Hoewel de verslaglegging hieromtrent gebrekkig is, blijkt uit het dossier en de daarop gegeven toelichting dat sinds het najaar van 2012 verschillende gesprekken tussen eiseres en haar teamleider zijn geweest over haar functioneren.
Duidelijk is dat afspraken werden gemaakt over hoe eiseres alsnog op het gewenste niveau zou kunnen uitkomen. Dat eiseres niet bekend zou zijn met de noodzaak tot verbetering kan moeilijk worden volgehouden. Het tegendeel blijkt onder meer uit de brief van 23 juli 2013 van de gemachtigde van eiseres, waarin deze schrijft de indruk te hebben dat eiseres geen eerlijke kans krijgt – gesteld dat reële kritiek aanwezig is – zich naar aanleiding van de kritiek op haar functioneren te verbeteren.
5. Eiseres betoogt dat zij geen reële verbeterkans heeft gehad.
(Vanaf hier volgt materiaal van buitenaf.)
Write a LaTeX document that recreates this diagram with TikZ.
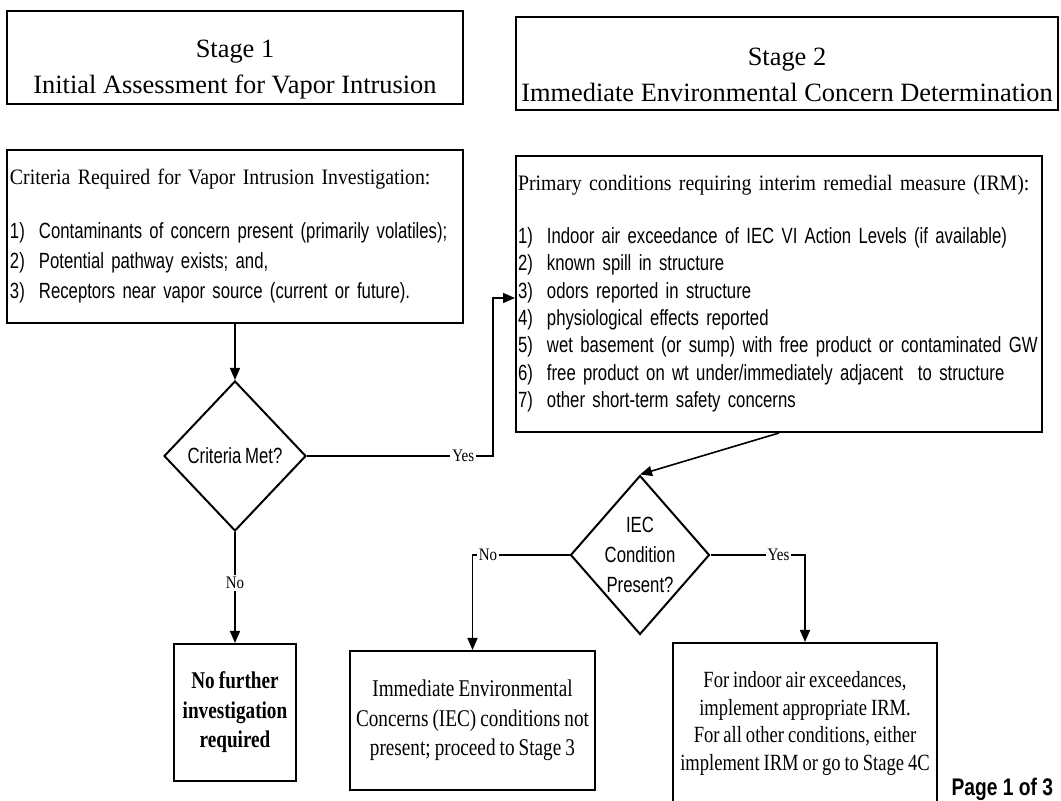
\documentclass[tikz,border=0pt]{standalone}
\usepackage{fontspec}
\setmainfont{Liberation Serif}
\newfontfamily\listfont[FakeStretch=0.76, WordSpace=0.8]{Liberation Sans}
\newfontfamily\headfont[FakeStretch=0.9, WordSpace=0.9]{Liberation Serif}
\newfontfamily\boxfont[FakeStretch=0.8, WordSpace=0.85]{Liberation Serif}
\newfontfamily\tagfont[FakeStretch=0.85]{Liberation Serif}
\newfontfamily\pagefont[FakeStretch=0.8]{Liberation Sans}
\usepackage{tikz}
\usetikzlibrary{shapes.geometric,arrows.meta}

\tikzset{
  box/.style={draw, line width=1pt, inner sep=0pt},
  decision/.style={diamond, draw, line width=1pt, inner sep=0pt, align=center,
    font=\listfont\fontsize{11}{15}\selectfont},
  flow/.style={line width=0.8pt, -{Triangle[length=6pt,width=5pt]}},
  tag/.style={fill=white, inner sep=1pt, font=\tagfont\fontsize{8.8}{10}\selectfont},
  titletext/.style={align=center, font=\fontsize{13.2}{18}\selectfont},
  endtext/.style={align=center, font=\boxfont\fontsize{12}{14.75}\selectfont}
}
\newcommand{\itm}[2]{\mbox{\makebox[14.5pt][l]{#1)}#2}}

\begin{document}
\begin{tikzpicture}[x=0.5pt, y=-0.5pt]
  \useasboundingbox (0,0) rectangle (1061,801);
  \clip (0,0) rectangle (1061,801);

  % Stage headings
  \node[box, minimum width=228pt, minimum height=46.5pt] (stage1) at (235,57.5) {};
  \node[titletext] (stage1title) at (235,70) {Stage 1\\Initial Assessment for Vapor Intrusion};
  \node[box, minimum width=271pt, minimum height=46.5pt] (stage2) at (787,63.5) {};
  \node[titletext] (stage2title) at (787,74.5) {Stage 2\\Immediate Environmental Concern Determination};

  % Stage 1 criteria
  \node[box, text width=225pt, inner xsep=1.5pt, minimum height=86.5pt, align=left,
    font=\listfont\fontsize{11}{15}\selectfont] (criteria) at (235,236.5)
    {\mbox{\headfont Criteria Required for Vapor Intrusion Investigation:}\\[12pt]
     \itm{1}{Contaminants of concern present (primarily volatiles);}\\
     \itm{2}{Potential pathway exists; and,}\\
     \itm{3}{Receptors near vapor source (current or future).}};

  % Stage 2 conditions
  \node[box, text width=261pt, inner xsep=1pt, minimum height=138pt, align=left,
    font=\listfont\fontsize{11}{13.7}\selectfont] (primary) at (779,294)
    {\mbox{\headfont Primary conditions requiring interim remedial measure (IRM):}\\[12.5pt]
     \itm{1}{Indoor air exceedance of IEC VI Action Levels (if available)}\\
     \itm{2}{known spill in structure}\\
     \itm{3}{odors reported in structure}\\
     \itm{4}{physiological effects reported}\\
     \itm{5}{wet basement (or sump) with free product or contaminated GW}\\
     \itm{6}{free product on wt under/immediately adjacent\ \ to structure}\\
     \itm{7}{other short-term safety concerns}};

  % Decisions
  \node[decision, minimum width=71pt, minimum height=75pt] (critmet) at (235,456) {Criteria Met?};
  \node[decision, inner sep=-2pt, shape aspect=0.87, minimum width=69.5pt, minimum height=79.5pt]
    (iec) at (640,555) {IEC\\Condition\\Present?};

  % Outcomes
  \node[box, endtext, minimum width=61pt, minimum height=68.5pt] (nofurther) at (235,712.5)
    {\bfseries No further\\\bfseries investigation\\\bfseries required};
  \node[box, endtext, minimum width=122.5pt, minimum height=69.5pt] (notpresent) at (472.5,720.5)
    {Immediate Environmental\\Concerns (IEC) conditions not\\present; proceed to Stage 3};
  \node[box, endtext, font=\boxfont\fontsize{11.6}{13.85}\selectfont,
    minimum width=132pt, minimum height=80.5pt] (irmbox) at (805,723.5)
    {For indoor air exceedances,\\implement appropriate IRM.\\For all other conditions, either\\implement IRM or go to Stage 4C};

  \node[anchor=east, font=\pagefont\bfseries\fontsize{12}{14}\selectfont] (pagenum) at (1060,789) {Page 1 of 3};

  % Connectors
  \coordinate (yesbend) at (493,456);
  \draw[flow] (criteria.south) -- (critmet.north);
  \draw[flow] (critmet.east) -- node[tag, pos=0.84] {Yes} (yesbend) |- ([yshift=-2pt]primary.west);
  \draw[flow] (critmet.south) -- node[tag, pos=0.46] {No} (nofurther.north);
  \draw[flow] (primary.south) -- (iec.north);
  \draw[flow] (iec.west) -| node[tag, pos=0.42] {No} (notpresent.north);
  \draw[flow] (iec.east) -| node[tag, pos=0.36] {Yes} (irmbox.north);
\end{tikzpicture}
\end{document}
Ook dit betoog faalt.
5.1.
Verweerder heeft toegelicht dat al in het najaar van 2012 verbeterafspraken met eiseres over haar functioneren werden gemaakt, maar dat deze niet volledig konden worden uitgevoerd omdat eiseres ziek werd in januari 2013. Na een re‑integratietraject in administratieve werkzaamheden en op aandringen van eiseres is zij vanaf 30 september 2013 met werkzaamheden gericht op haar eigen functie gestart. De afspraken hierover zijn bevestigd in een e-mail van 27 november 2013. Voor eiseres was een traject uitgestippeld met een aantal weken schaduwrapportages lezen, wekelijks een afspraak met een collega gedragsdeskundige om te toetsen of zij inhoudelijk op de verwachte lijn zou zitten en na drie weken zou zij multidisciplinaire overleggen gaan doen. Wegens nieuwe ziekmeldingen in januari 2014 is dit traject echter niet van de grond gekomen.
Het voorgaande duidt op voldoende reële verbeterkansen, die eiseres niet heeft benut.
6. Eiseres betoogt dat verweerder zich na haar uitval vanaf januari 2013 onvoldoende heeft ingespannen voor re-integratie. Deze grond slaagt niet.
6.1.
Verweerder heeft meerdere gesprekken met eiseres gevoerd, de bedrijfsarts is meermaals geraadpleegd en zijn advies is opgevolgd, hetgeen op voldoende inspanningen duidt. Op 23 mei 2013 adviseerde de bedrijfsarts een tijdelijk aangepast takenpakket, omdat eiseres nog kampte met beperkingen. Dit werd opgevolgd met administratieve werkzaamheden in Breda. Eiseres viel steeds weer uit wegens ziekte en drong aan op andere werkzaamheden. Sinds 2 december 2013 is zij hersteld gemeld. Ook na het vanaf 30 september 2013 toekennen van werkzaamheden op haar eigen vakgebied is eiseres in januari 2014 weer uitgevallen wegens ziekte.
Over de aanvankelijke re-integratie door het verrichten van administratieve werkzaamheden heeft verweerder ter zitting onweersproken verklaard dat er bij de reclassering niet veel verschillende functies zijn en dat een gedragsdeskundige die de eigen functie tijdelijk niet kan uitoefenen in beginsel is aangewezen op administratief werk om te re-integreren.
7. Het beroep is ongegrond.
8. Voor een proceskostenveroordeling bestaat geen aanleiding.

Beslissing

De rechtbank verklaart het beroep ongegrond.
Deze uitspraak is gedaan door mr. E.J. Rutten, voorzitter, en mr. B. van Velzen en mr. R.H.L. Dallinga, leden, in aanwezigheid van mr. E. Naaijen-van Kleunen, griffier.
De beslissing is in het openbaar uitgesproken op 26 september 2016.
griffier voorzitter
Afschrift verzonden aan partijen op:

Rechtsmiddel

Tegen deze uitspraak kan binnen zes weken na de dag van verzending daarvan hoger beroep worden ingesteld bij de Centrale Raad van Beroep.